What causes a plant to produce flowers? Some plants produce flowers in the spring, some in the summer, some in the fall. In order for a plant to flower, it must reach a certain maturity. Temperature can also be significant. In many species, the number of hours of daylight or of uninterrupted darkness is the controlling factor. The cocklebur, for example, requires not less than 8½ hours of an uninterrupted darkness in order to produce flowers. If this period of darkness is interrupted by the merest flash of light, flowering will not occur. The wavelength of the interrupting light is significant, however. If the light is of the far-red end of the spectrum, exposure will not inhibit flowering. In fact, exposure to far-red light can reverse the adverse effect of a flash of ordinary light. Thus, if a cocklebur plant is left in darkness for 8½ hours and then brought into ordinary right, flowering will occur. If the dark period is interrupted by a flash of ordinary light, flowering will not occur. If the dark period is interrupted by ordinary light followed by a brief flash of far-red light, however, flowering will occur. The far-red light nullifies the adverse effect of ordinary light and can do so a number of times. If the plant is exposed to ordinary light followed by far-red light followed by ordinary light followed by far-red light, flowering will occur. Whatever light is used last in a series, then, controls whether or not the plant will flower. Light can alter a chemical reaction only if absorbed, and the effect of absorbed far-red light offsets the damage inflicted by absorbed ordinary light.
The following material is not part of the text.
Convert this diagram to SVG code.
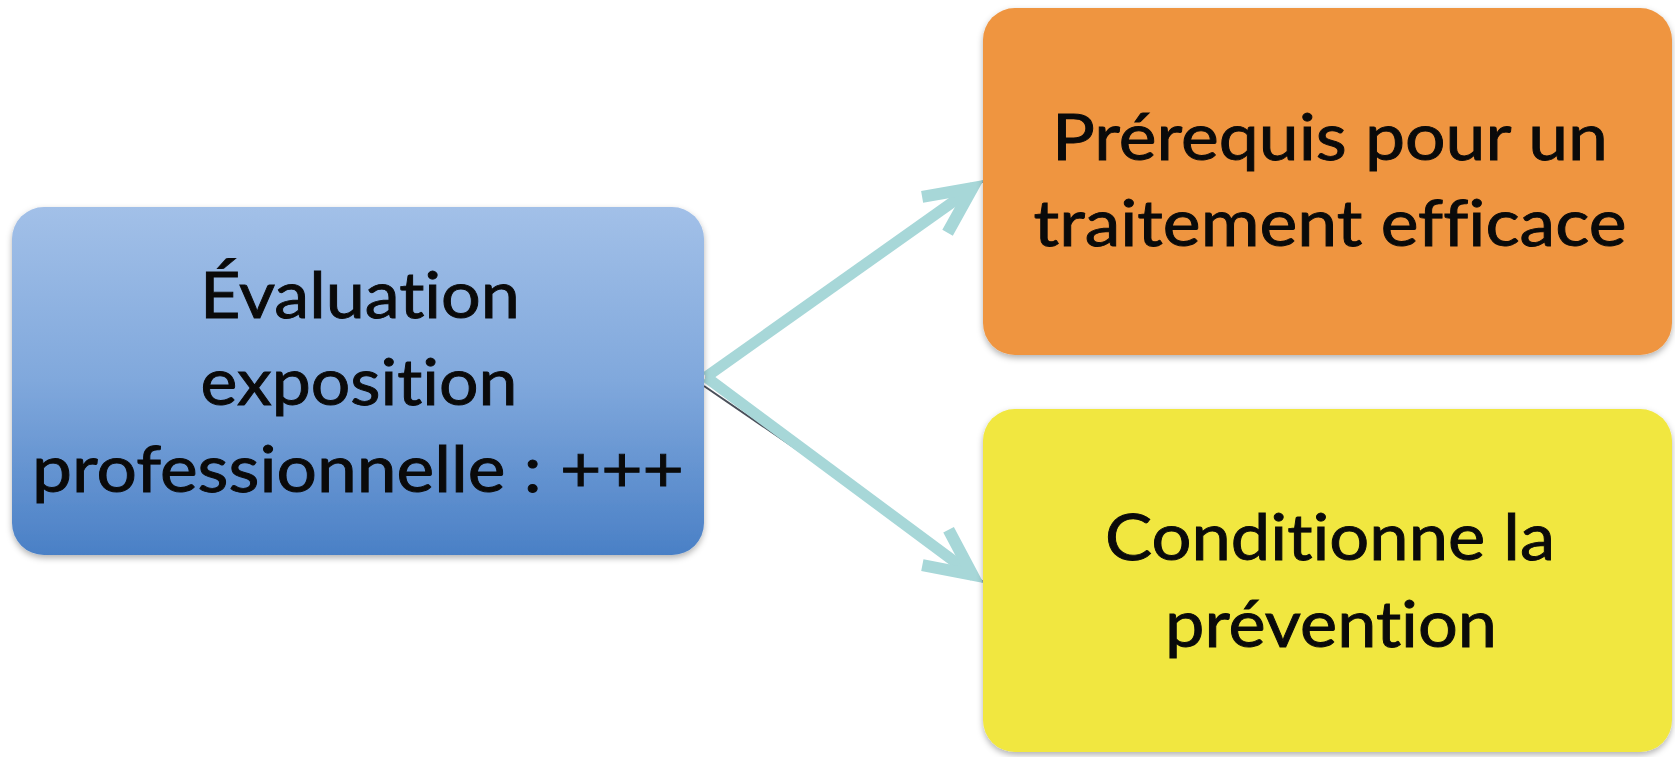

It is postulated that darkness or far-red light changes an unknown substance from an inhibitory form to a noninhibitory form. It is clear that such a substance is produced in the leaves of the plant because when the leaves are removed after 8½ hours of darkness, flowering does not occur. The substance, then, must be transported from the leaves to the site of flowering. Flowers are modified leaves; thus, the so-called flowering hormone causes the plant to stop producing ordinary leaves and instead produce the modified leaves called flowers.

Although the flowering hormone has not been isolated, it has been given a name: florigen. Several steps are involved in the synthesis and action of the flowering hormone:
  1. a buildup of florigen achieved by photosynthesis.
  2. conversion of florigen to a noninhibitory form.
  3. the synthesis of florigen, also achieved in the dark.
  4. possibly, a chemical step requiring light
  5. movement of florigen from the leaves to the site of flowering.
Phytochrome
Phytochrome also plays a role in flowering. Its actions are similar to those of florigen, but the interconversions of phytochrome do not alone account for flowering.

Phytochrome is a pale-blue, proteinaceous pigment found in all higher plants. Only minute amounts are produced. Given that phytochrome is essentially invisible, it is not surprising that it remained hidden for so long. Phytochrome was isolated and identified in 1959. A special pigment-analysis instrument had to be utilized to detect it. Phytochrome occurs mostly in meristematic tissue and takes two forms: phytochrome-red (Pr) and phytochrome-far red (Pfr). As mentioned earlier, far red lies at the nearly invisible, long-wave end of the spectrum. Either form of phytochrome can be converted to the other. Phytochrome-far red becomes phytochrome-red when it absorbs far-red light. Conversely, Pr becomes Pfr when it absorbs red light. In nature, Pr becomes Pfr far more than the reverse. Phytochrome-far red converts back to phytochrome-red in the dark. The conversion process in the light is instantaneous. (This should be no surprise given the previous observations regarding the flowering of cocklebur.)

Wound Hormone
Wound hormone is another yet to be isolated hormone. While there is evidence of its existence, the wound hormone remains hidden. Most vascular plants respond to wounding by resuming growth and forming a region of callus (undifferentiated parenchyma cells) covering the wounded area. Wounding triggers the capacity of cells that have ceased dividing to begin growth again. Experiments indicate that the damaged cells produce substances that stimulate cells to resume mitoses. If a wound is immediately washed with water, callus formation does not take place; if wound juice is instead applied, growth will renew.